Ao ser explorada sexualmente, agredida e induzida a usar drogas, Lara se tornou dependente química. “[Usei drogas] logo que eu cheguei a São Paulo, coagida por um cliente. A primeira vez eu não sabia no que eu estava me envolvendo, mas com o passar do tempo, eu usava aquela droga para amenizar a minha dor. Não é fácil você viver longe de toda a sua família, num estado que você não tem ninguém e ainda ter que enfrentar a dura realidade de estar numa pista. As pistas de prostituição, normalmente, são lugares desertos e sozinhos. E eu passava muito frio.”
Depois de dois anos, em 2010 e aos 16 anos, Lara foi expulsa da casa de prostituição por não pagar a mensalidade cobrada, por ter gastado todo o seu dinheiro em drogas. “Fui parar na Cracolândia, em São Paulo, e fui violentada sexualmente por três moradores de rua”, conta Lara. Ela morou na Cracolândia por cerca de três anos. “Eu cheguei a cortar o meu cabelo bem curto e a usar roupas masculinas na tentativa de não sofrer assédio”, relembra Lara.
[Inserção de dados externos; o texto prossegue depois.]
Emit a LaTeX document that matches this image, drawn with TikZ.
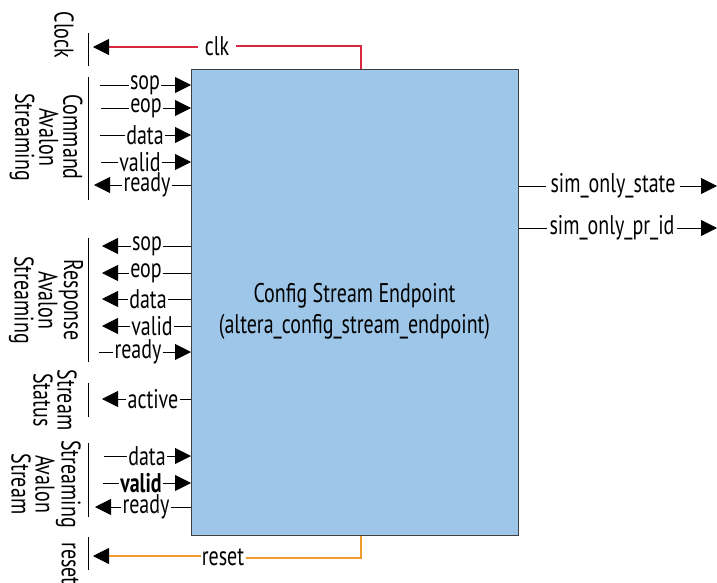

No início de 2022, sem destino no mundo e depois de “pular” de cidade em cidade, na tentativa de se reencontrar, ela parou em Brasília. Depois de algum tempo na cidade, Lara conta que foi gravada por um casal em Águas Claras, Região Administrativa do DF. “A mulher falou enquanto me gravava: ‘olha amor, que viado engraçado’. Eu fiquei muito revoltada e avancei em cima dessa mulher e desse rapaz e quebrei o celular deles. Eles acionaram a polícia e fomos para a delegacia.”
O amor na prisão
Após prestar depoimento e afirmar que havia sido vítima de transfobia e que o casal havia feito vídeos sem sua permissão, Lara foi presa enquadrada no artigo 157 – subtrair coisa móvel alheia, para si ou para outrem, mediante grave ameaça ou violência . “Passei três meses presa, onde eu conheci o amor da minha vida.”
Juntos há 11 meses, Lara e Fábio Araújo, de 23 anos, começaram a vender doces na rua e conseguiram alugar uma casa em Santa Maria (DF). “Foi o renascimento de nossas vidas. Estamos casados, há sete meses limpo das drogas e há sete meses sem morar na rua. E hoje em dia a gente luta pela nossa estabilidade financeira e por direitos. Amo a família que construí, eu, Fábio e nossos dois pets”, diz Lara.
Lara começou a gravar vídeos para as redes sociais com o objetivo de mostrar a realidade de uma pessoa transsexual. Atualmente ela tem mais de 13 mil seguidores. “Tem muita gente acompanhando a minha rotina, então eu acho que o meu papel hoje é mostrar que nós, mulheres trans, somos capazes de trabalhar. Nós temos os direitos de ser amada e não viver na prostituição”, afirma.
Hoje, além dos vídeos, Lara se prepara para começar cursos de estética, doados a ela pela ex-fazenda Leonora Áquilla, e terminar a escola. “Eu tô vivendo um sonho. Eu tô com muitos planos para o meu futuro. Eu quero terminar os meus estudos, quero fazer um curso de palestrante e quero aprender sobre direitos humanos. Eu quero mostrar para as famílias que se elas acolherem os filhos, eles não irão passar por tudo que eu passei”, finaliza.